Aim: Restate exactly the lines of the entries below, beginning with the first and ending with the line that holds "anchor=base] (Mt) at". Pictures are not copied.

---- Data

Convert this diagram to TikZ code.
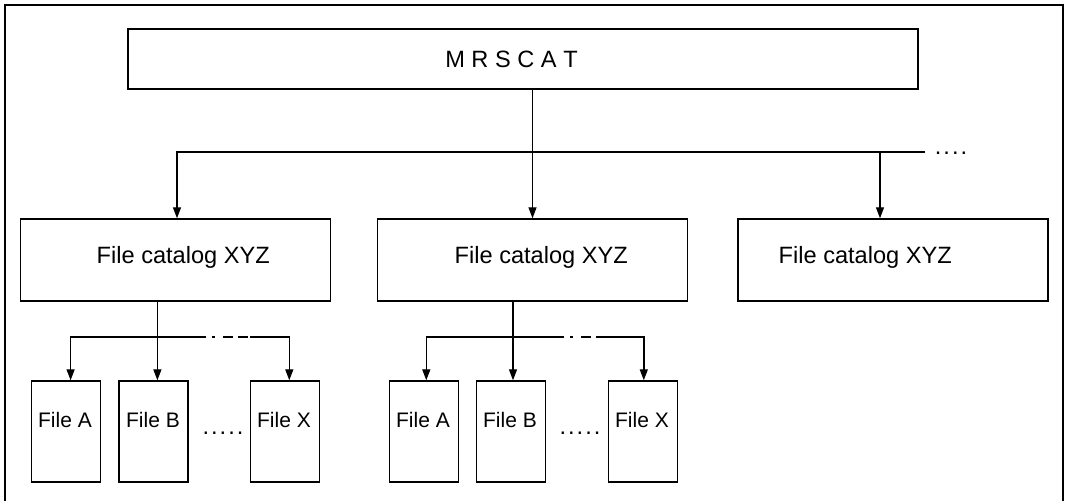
\documentclass[tikz,border=0pt]{standalone}
\usepackage{fontspec}
\setmainfont{Liberation Sans}
\usetikzlibrary{arrows.meta}

\begin{document}
\begin{tikzpicture}[x=0.5pt, y=-0.5pt, line width=0.7pt,
    catbox/.style={draw, minimum width=155pt, minimum height=41pt, inner sep=0pt},
    filebox/.style={draw, minimum width=34.5pt, minimum height=50.5pt, inner sep=0pt},
    conn/.style={-{Triangle[length=5.5pt,width=4pt]}},
    gapline/.style={dash pattern=on 0pt off 3pt on 1.5pt off 4pt on 5pt off 2.5pt on 5pt off 1pt},
    bigtxt/.style={font=\fontsize{11.8}{14}\selectfont, inner sep=0pt},
    smalltxt/.style={font=\fontsize{10.5}{12}\selectfont, inner sep=0pt}]
    \useasboundingbox (0,0) rectangle (1066,501);
    \draw (5,501) -- (5,5) -- (1063,5) -- (1063,501);

    % catalog root
    \node[draw, minimum width=395pt, minimum height=30pt, inner sep=0pt] (M) at (523,59) {};
    \node[bigtxt, anchor=base] (Mt) at (511.5,68) {M R S C A T};

    % file catalogs
    \node[catbox] (C1) at (175.5,260) {};
    \node[catbox] (C2) at (532.5,260) {};
    \node[catbox] (C3) at (893,260) {};
    \node[bigtxt, anchor=base west] (C1t) at (96,264) {File catalog XYZ};
    \node[bigtxt, anchor=base west] (C2t) at (454,264) {File catalog XYZ};
    \node[bigtxt, anchor=base west] (C3t) at (778,264) {File catalog XYZ};

    % files
    \node[filebox] (F1a) at (66,431.5) {};
    \node[filebox] (F1b) at (153.6,431.5) {};
    \node[filebox] (F1x) at (285,431.5) {};
    \node[filebox] (F2a) at (424,431.5) {};
    \node[filebox] (F2b) at (511,431.5) {};
    \node[filebox] (F2x) at (643,431.5) {};
    \node[smalltxt, anchor=base] (F1at) at (65,428) {File A};
    \node[smalltxt, anchor=base] (F1bt) at (153,428) {File B};
    \node[smalltxt, anchor=base] (F1xt) at (284,428) {File X};
    \node[smalltxt, anchor=base] (F2at) at (423,428) {File A};
    \node[smalltxt, anchor=base] (F2bt) at (510,428) {File B};
    \node[smalltxt, anchor=base] (F2xt) at (642,428) {File X};
    \node[bigtxt, anchor=base] (D1) at (223,434.5) {.\hspace{1pt}.\hspace{1pt}.\hspace{1pt}.\hspace{1pt}.};
    \node[bigtxt, anchor=base] (D2) at (580,434.5) {.\hspace{1pt}.\hspace{1pt}.\hspace{1pt}.\hspace{1pt}.};

    % root to catalogs
    \coordinate (bl) at (177,152);
    \coordinate (br) at (925,152);
    \coordinate (b3) at (880,152);
    \draw[conn] (M.south -| C2.north) -- (C2.north);
    \draw[conn] (br) -- (bl) -- (bl |- C1.north);
    \draw[conn] (b3) -- (b3 |- C3.north);
    \node[bigtxt, anchor=base] (more) at (951,154.5) {.\hspace{1pt}.\hspace{1pt}.\hspace{1pt}.};

    % catalog 1 to files
    \coordinate (s1) at (157.4,337);
    \coordinate (s1a) at (70.6,337);
    \coordinate (s1x) at (289.3,337);
    \coordinate (s1l) at (206,337);
    \coordinate (s1r) at (250,337);
    \draw[conn] (C1.south -| s1) -- (s1 |- F1b.north);
    \draw[conn] (s1l) -- (s1a) -- (s1a |- F1a.north);
    \draw[conn] (s1r) -- (s1x) -- (s1x |- F1x.north);
    \draw[gapline] (s1l) -- (s1r);

    % catalog 2 to files
    \coordinate (s2) at (513,337);
    \coordinate (s2a) at (426.3,337);
    \coordinate (s2x) at (643.8,337);
    \coordinate (s2l) at (564,337);
    \coordinate (s2r) at (603.5,337);
    \draw[conn] (C2.south -| s2) -- (s2 |- F2b.north);
    \draw[conn] (s2l) -- (s2a) -- (s2a |- F2a.north);
    \draw[conn] (s2r) -- (s2x) -- (s2x |- F2x.north);
    \draw[gapline] (s2l) -- (s2r);
\end{tikzpicture}
\end{document}
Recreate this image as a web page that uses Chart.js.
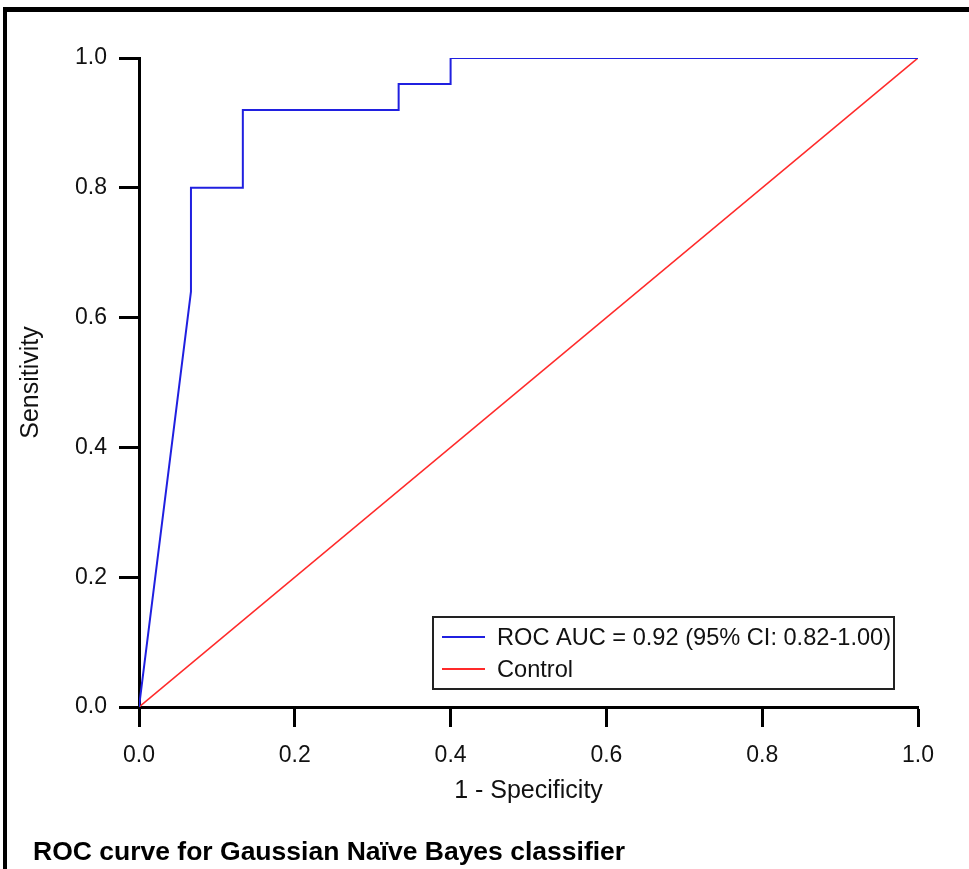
<!DOCTYPE html>
<html>
<head>
<meta charset="utf-8">
<script src="https://cdn.jsdelivr.net/npm/chart.js@4/dist/chart.umd.min.js"></script>
<style>
  html, body { margin: 0; padding: 0; background: #fff; }
  #wrap { position: relative; width: 969px; height: 869px; }
</style>
</head>
<body>
<div id="wrap"><canvas id="c" width="969" height="869"></canvas></div>
<script>
// ---- data ----
const rocFpr = [0, 0.0667, 0.0667, 0.1333, 0.1333, 0.3333, 0.3333, 0.4, 0.4, 1.0];
const rocTpr = [0, 0.64, 0.80, 0.80, 0.92, 0.92, 0.96, 0.96, 1.0, 1.0];
const controlX = [0, 1];
const controlY = [0, 1];
const tickValues = [0, 0.2, 0.4, 0.6, 0.8, 1.0];
const rocLabel = 'ROC AUC = 0.92 (95% CI: 0.82-1.00)';
const controlLabel = 'Control';
const xTitle = '1 - Specificity';
const yTitle = 'Sensitivity';
const caption = 'ROC curve for Gaussian Naïve Bayes classifier';

const FONT = "'Liberation Sans', Arial, sans-serif";

const framePlugin = {
  id: 'frame',
  beforeDraw(chart) {
    const ctx = chart.ctx;
    ctx.save();
    ctx.fillStyle = '#fff';
    ctx.fillRect(0, 0, chart.width, chart.height);
    ctx.fillStyle = '#000';
    ctx.fillRect(3, 7, 4, chart.height);
    ctx.fillRect(3, 7, chart.width, 5);
    ctx.restore();
  },
  afterDraw(chart) {
    const ctx = chart.ctx;
    ctx.save();
    // caption
    ctx.fillStyle = '#000';
    ctx.font = "bold 26.5px " + FONT;
    ctx.textBaseline = 'middle';
    ctx.textAlign = 'left';
    ctx.fillText(caption, 33, 853);
    // legend box
    const bx = 433, by = 617, bw = 461, bh = 72;
    ctx.lineWidth = 2;
    ctx.strokeStyle = '#222';
    ctx.strokeRect(bx, by, bw, bh);
    ctx.font = "23.6px " + FONT;
    ctx.fillStyle = '#111';
    chart.data.datasets.forEach((ds, i) => {
      const y = by + 20 + i * 32;
      ctx.beginPath();
      ctx.strokeStyle = ds.borderColor;
      ctx.lineWidth = 2;
      ctx.moveTo(bx + 9, y);
      ctx.lineTo(bx + 52, y);
      ctx.stroke();
      ctx.fillText(ds.label, bx + 64, y + 1);
    });
    ctx.restore();
  }
};

const rocPoints = rocFpr.map((x, i) => ({ x: x, y: rocTpr[i] }));
const ctrlPoints = controlX.map((x, i) => ({ x: x, y: controlY[i] }));

function axisCommon(title) {
  return {
    type: 'linear',
    min: 0,
    max: 1,
    afterBuildTicks(scale) { scale.ticks = tickValues.map(v => ({ value: v })); },
    ticks: {
      color: '#111',
      font: { family: FONT, size: 23 },
      callback: v => Number(v).toFixed(1),
    },
    grid: {
      display: true,
      drawOnChartArea: false,
      drawTicks: true,
      tickLength: 20,
      tickWidth: 3,
      tickColor: '#000',
    },
    border: { display: true, color: '#000', width: 3 },
    title: {
      display: true,
      text: title,
      color: '#111',
      font: { family: FONT, size: 25 },
      padding: { top: 3, bottom: 2 },
    },
  };
}

const xAxis = axisCommon(xTitle);
xAxis.ticks.padding = 15;
xAxis.afterFit = s => { s.height = 101; };
const yAxis = axisCommon(yTitle);
yAxis.ticks.padding = 12;
yAxis.afterFit = s => { s.width = 126; };

new Chart(document.getElementById('c'), {
  type: 'scatter',
  data: {
    datasets: [
      {
        label: rocLabel,
        data: rocPoints,
        showLine: true,
        borderColor: '#2020e0',
        borderWidth: 2,
        pointRadius: 0,
        fill: false,
        tension: 0,
      },
      {
        label: controlLabel,
        data: ctrlPoints,
        showLine: true,
        borderColor: '#ff2a2a',
        borderWidth: 1.6,
        pointRadius: 0,
        fill: false,
        tension: 0,
      },
    ],
  },
  options: {
    responsive: false,
    animation: false,
    devicePixelRatio: 1,
    layout: { padding: { left: 13, top: 58, right: 51, bottom: 61 } },
    plugins: {
      legend: { display: false },
      tooltip: { enabled: false },
      title: { display: false },
    },
    scales: { x: xAxis, y: yAxis },
  },
  plugins: [framePlugin],
});
</script>
</body>
</html>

--------

Exercise result:
Convert this diagram to TikZ code.
\documentclass[tikz,border=0pt]{standalone}
\usepackage{fontspec}
\setmainfont{Liberation Sans}
\usetikzlibrary{arrows.meta}

\begin{document}
\begin{tikzpicture}[x=0.5pt, y=-0.5pt, line width=0.7pt,
    catbox/.style={draw, minimum width=155pt, minimum height=41pt, inner sep=0pt},
    filebox/.style={draw, minimum width=34.5pt, minimum height=50.5pt, inner sep=0pt},
    conn/.style={-{Triangle[length=5.5pt,width=4pt]}},
    gapline/.style={dash pattern=on 0pt off 3pt on 1.5pt off 4pt on 5pt off 2.5pt on 5pt off 1pt},
    bigtxt/.style={font=\fontsize{11.8}{14}\selectfont, inner sep=0pt},
    smalltxt/.style={font=\fontsize{10.5}{12}\selectfont, inner sep=0pt}]
    \useasboundingbox (0,0) rectangle (1066,501);
    \draw (5,501) -- (5,5) -- (1063,5) -- (1063,501);

    % catalog root
    \node[draw, minimum width=395pt, minimum height=30pt, inner sep=0pt] (M) at (523,59) {};
    \node[bigtxt, anchor=base] (Mt) at (511.5,68) {M R S C A T};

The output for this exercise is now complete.